# Heehee So Funny!



## Stroodlepuff (25/10/13)




----------



## TylerD (25/10/13)

Whahaha! STOP IT!!!!

Reactions: Like 1


----------



## Melinda (25/10/13)

well I don't want to be in any kind of dangerous situation with Andy if he is going to hide behind me

Reactions: Like 2


----------



## CraftyZA (25/10/13)

Hahah, 
Ok... so when the zombie apocalypse strike, do not let him in your team!

Reactions: Like 1


----------



## Melinda (25/10/13)

oh he will definitely not be in my team....he can be in yours?

Reactions: Like 1


----------



## CraftyZA (25/10/13)

Melinda said:


> oh he will definitely not be in my team....he can be in yours?

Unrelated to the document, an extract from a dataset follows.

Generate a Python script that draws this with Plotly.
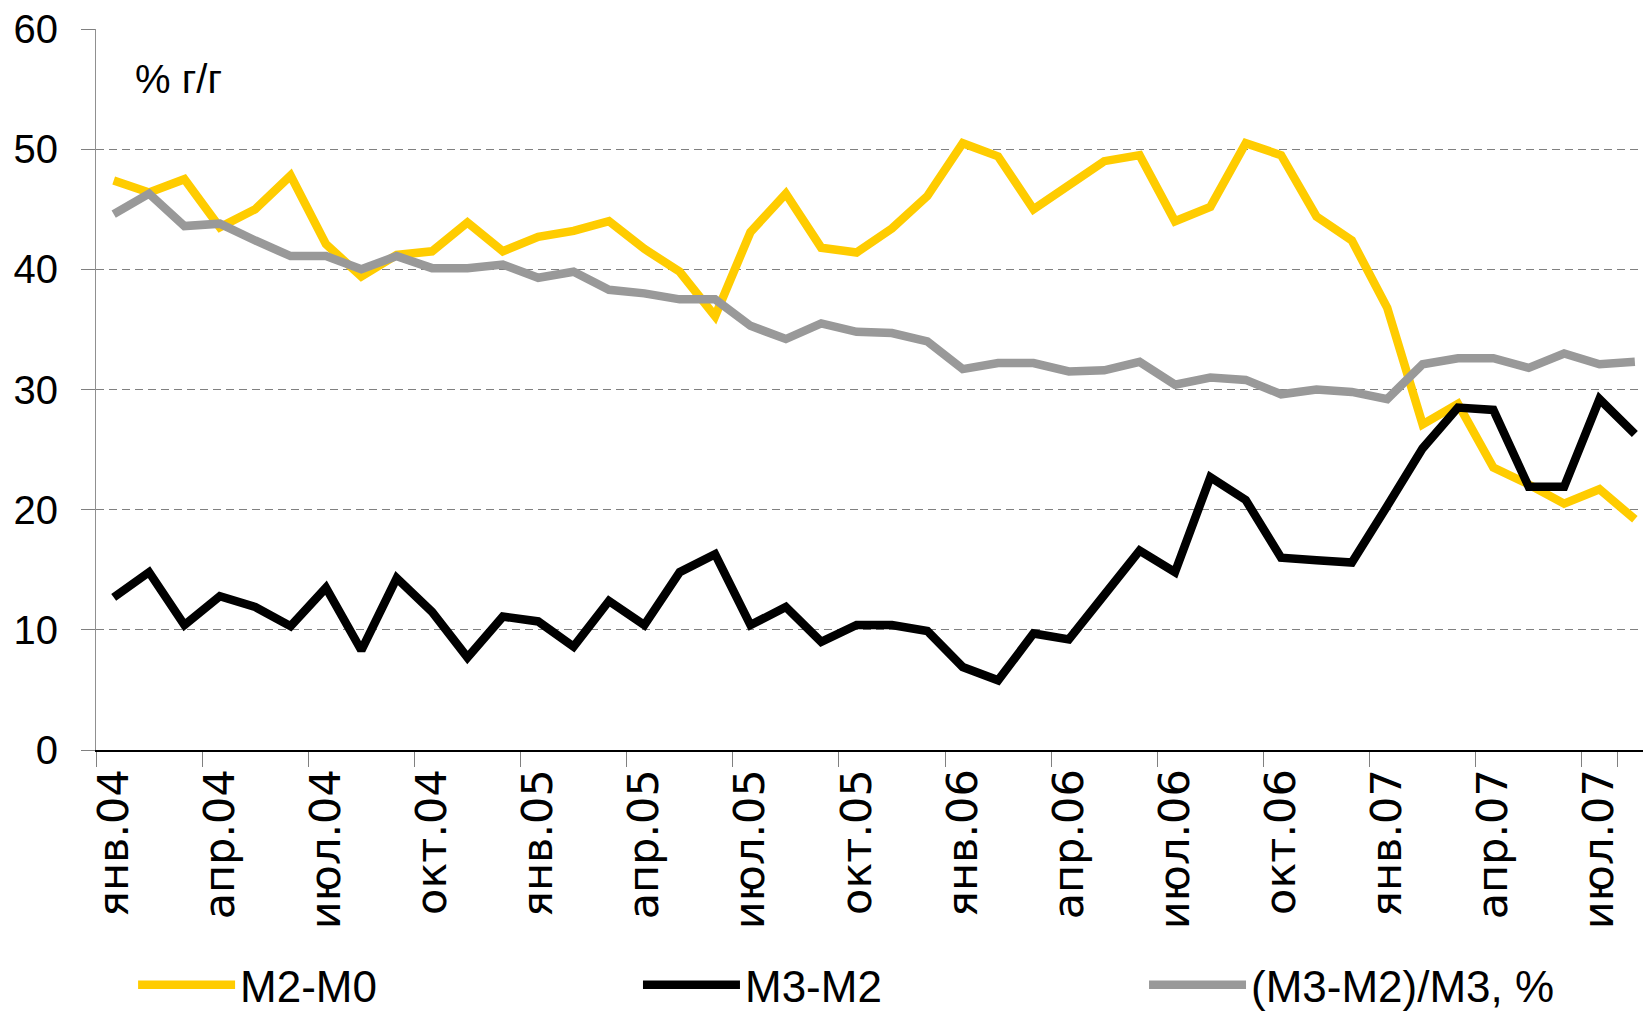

By all means. I might need bait, or someone to slow them down while I run. *Evil Grin*

Reactions: Like 1


----------



## Melinda (25/10/13)

haha survival of the fittest right....slowest will get taken first

Reactions: Like 1


----------



## Stroodlepuff (25/10/13)

problem with that theory is if he's hiding behind you then technically you're the bait


----------



## CraftyZA (25/10/13)

Hahaha, true. Okey, in that case he can go solo.

Reactions: Like 1


----------



## Melinda (25/10/13)

He is definitely on his own!! but Crafty you and Stroodlepuff can be on my team, I'm taking the chain saw

Reactions: Like 1


----------



## Stroodlepuff (25/10/13)

Ill take the crossbow


----------



## CraftyZA (25/10/13)

that sounds like the start of a winning team!!!! I've got a compound bow as well as huge longbow i can bring.
Team ZHR. (Zombie head removers)


----------